The race you're seeing is:

  1. git-submodule (or its child process) writes the first X/S line
     we're trying to match

  2. grep matches the line

  3a. grep exits, closing the pipe

  3b. git-submodule (or its children) writes the rest of its lines.

Steps 3a and 3b happen at the same time without any guarantees. If 3a
happens first, we get SIGPIPE. Otherwise, we don't (and the test fails).
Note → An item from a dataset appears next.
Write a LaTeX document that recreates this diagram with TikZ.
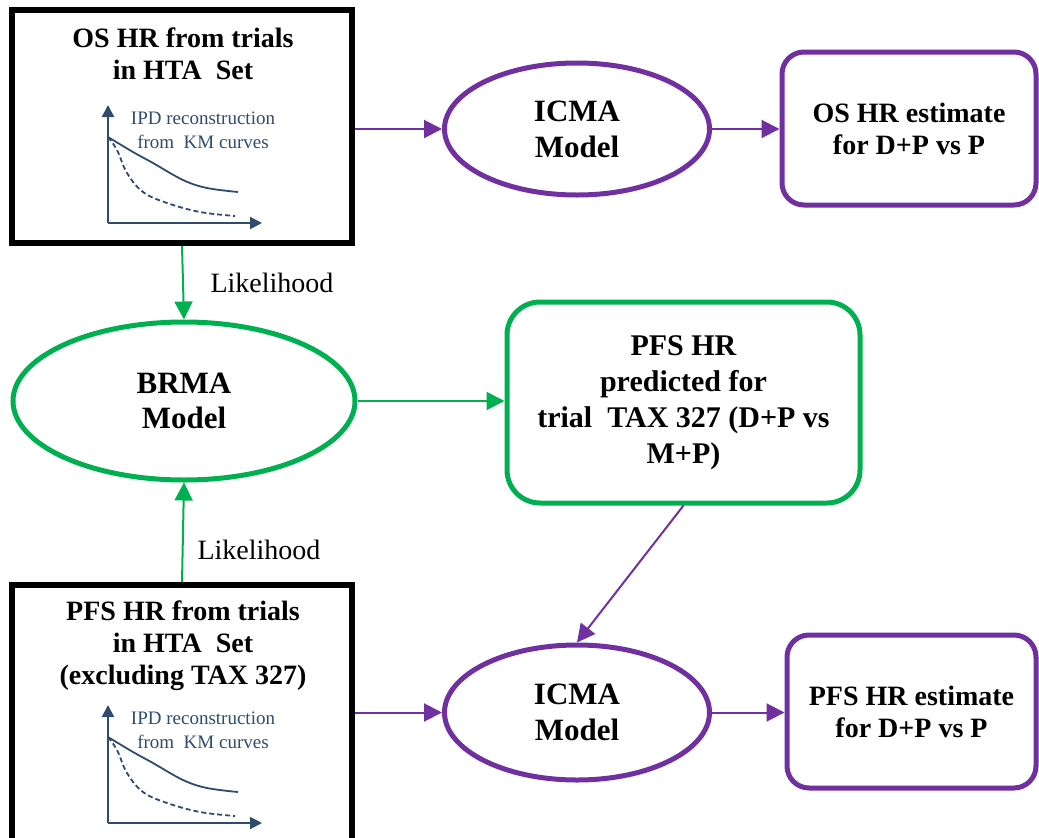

And when git-submodule exits is not important. The critical timing is
when it does its final write(). If the pipe closes after that, even if
it is still running, it will not notice. (I admit that one is a
micro-nit, though).

> Fix the issue by generating a couple thousand nested submodules and
> matching on the first nested submodule. This ensures that the recursive
> git-submodule(1) process completely fills its stdout buffer, which makes
> subsequent writes block until the downstream consumer of the pipe either
> fully drains it or closes it.

One more micro-nit: "fully drains" is not accurate. If grep reads
another 4096 bytes, then that opens up 4096 more bytes in the pipe
buffer. And git-submodule can then write to it. Not important for our
case, since we "know" grep will not read more after matching, but will
just close. So it is really more like "block until the downstream
consumer either reads more or closes it".

That "know" is a little bit of an assumption. In particular, there is no
reason grep could not read into a 1MB buffer, consuming the whole input,
match within it, and only then exit. And then we'd be racy again. In
practice I'm not too worried about this. I'd be surprised by a buffer
bigger than 8k (which is what I saw when I strace'd it on my Linux
system), and your generated input is something like 160k. That should
fill even a generous pipe buffer plus grep input buffer.

> +	git init submodule &&
> +	(
> +		cd submodule &&
> +		test_commit initial &&
> +
> +		COMMIT=$(git rev-parse HEAD) &&
> +		for i in $(test_seq 2000)
> +		do
> +			printf "[submodule \"sm-$i\"]\npath = recursive-submodule-path-$i\n" "$i" ||
> +			return 1
> +		done >gitmodules &&
> +		BLOB=$(git hash-object -w --stdin <gitmodules) &&
> +
> +		printf "100644 blob $BLOB\t.gitmodules\n" >tree &&
> +		for i in $(test_seq 2000)
> +		do
> +			printf "160000 commit $COMMIT\trecursive-submodule-path-%d\n" "$i" ||
> +			return 1
> +		done >>tree &&
> +		TREE=$(git mktree <tree) &&
> +
> +		COMMIT=$(git commit-tree "$TREE") &&
> +		git reset --hard "$COMMIT"
> +	) &&

OK, so the submodule has a huge number of missing children. But that's
enough for us, because the "-" lines generated by "submodule status" are
fine. So you're able to generate the whole thing with only printf
processes running in the loops. Very clever.

> +	git init repo &&
> +	(
> +		cd repo &&
> +		GIT_ALLOW_PROTOCOL=file git submodule add "$(pwd)"/../submodule &&
> +		{ git submodule status --recursive 2>err; echo $?>status; } |
> +			grep -q recursive-submodule-path-1 &&
> +		test_must_be_empty err &&
> +		test_match_signal 13 "$(cat status)"
> +	)

And then adding another repo wrapping it is what makes it recursive.
Nice.

-Peff